たぶん骨董品のような うちのパソコンのせいで 悲しいかな花火が見えていません。テンプレートを替えられたのですね。
やまちゃん
ブログは、楽しいですね!
こんばんは、越後のやまちゃんでござる。
まず、すばらしいテンプレートに目を奪われました!
夕暮れの街並みにいくつもの花火の大輪が咲くこの頃ですね!
そして「再生の旅」を少しずつ読ませてもらっています。
私の知らない風景と記事に感動しています。
ありがとうございます。
いやぁ~、ブログって楽しいですね!
健じい
冥加
ミョウガ。。。冥加
蚊に刺され痒し。。。はれがましき
焚き火燃ゆる那智の大滝 秋の散り行く紅葉
夏ですのに、ふとそのような幻想を見る写真です。

那智大社の朱に紅葉散りて
くまでにてかき集め焚き火にて栗はじける
おお、びっくり

あかひとさんの朱ですね。。

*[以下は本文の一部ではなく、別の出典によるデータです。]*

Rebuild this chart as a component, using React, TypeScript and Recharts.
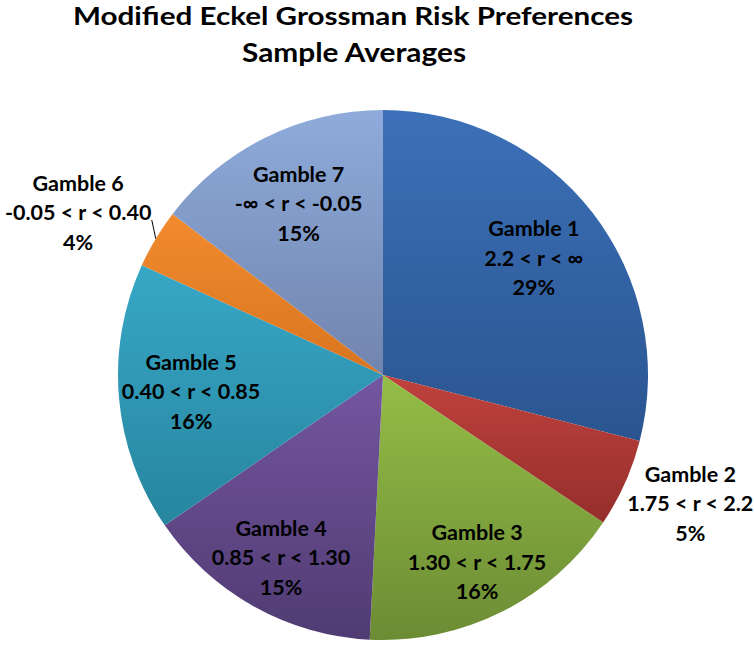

。
大滝の風に当たりてずぶ濡れの旅人
顔拭きて一息ついて湯につかり
散りし紅葉のなきこと悲し
酒のしずくをすくいて飲めり

いいなあ。。。

まぐろとまぐろいたいです。
ep-mode
伝統美
これまでの素晴らしい写真を見ていると
心が洗われます。

改めて日本の良さに気付きました。
いつか機会があれば行ってみたいです。

(マグロのステーキ美味しそうです!)
幽黙
那智
石の那智黒は美しく
飴の那智黒は美味し

那智の滝の荘厳さは
言葉にする能ず

青岸渡寺の裏手から
西国三十三箇所を目指して
歩いた友人のことを思い起こしました
熊野古道難所中の難所
大雲取越えから小雲取越えで撮影された
果無山脈の写真が本当に切なかった…

幾山河越え去りゆかば寂しさの果てなむ国ぞ今日も旅行く (牧水)
(本当は中国山地での歌ですが…)
otome
勝浦は
まぐろですね~~
私はマグロのかぶと焼きを食べてきましたよ。
階段を降りたら登って・・
また登って那智大社にたどり着き美味しいお水を飲んだの思い出しました。
此処から見える那智の滝も素晴らしかった!
お土産には喉にも良いとか那智黒の飴を買ってきました。
ヤタガラスのお話も詳しく聞きたいです。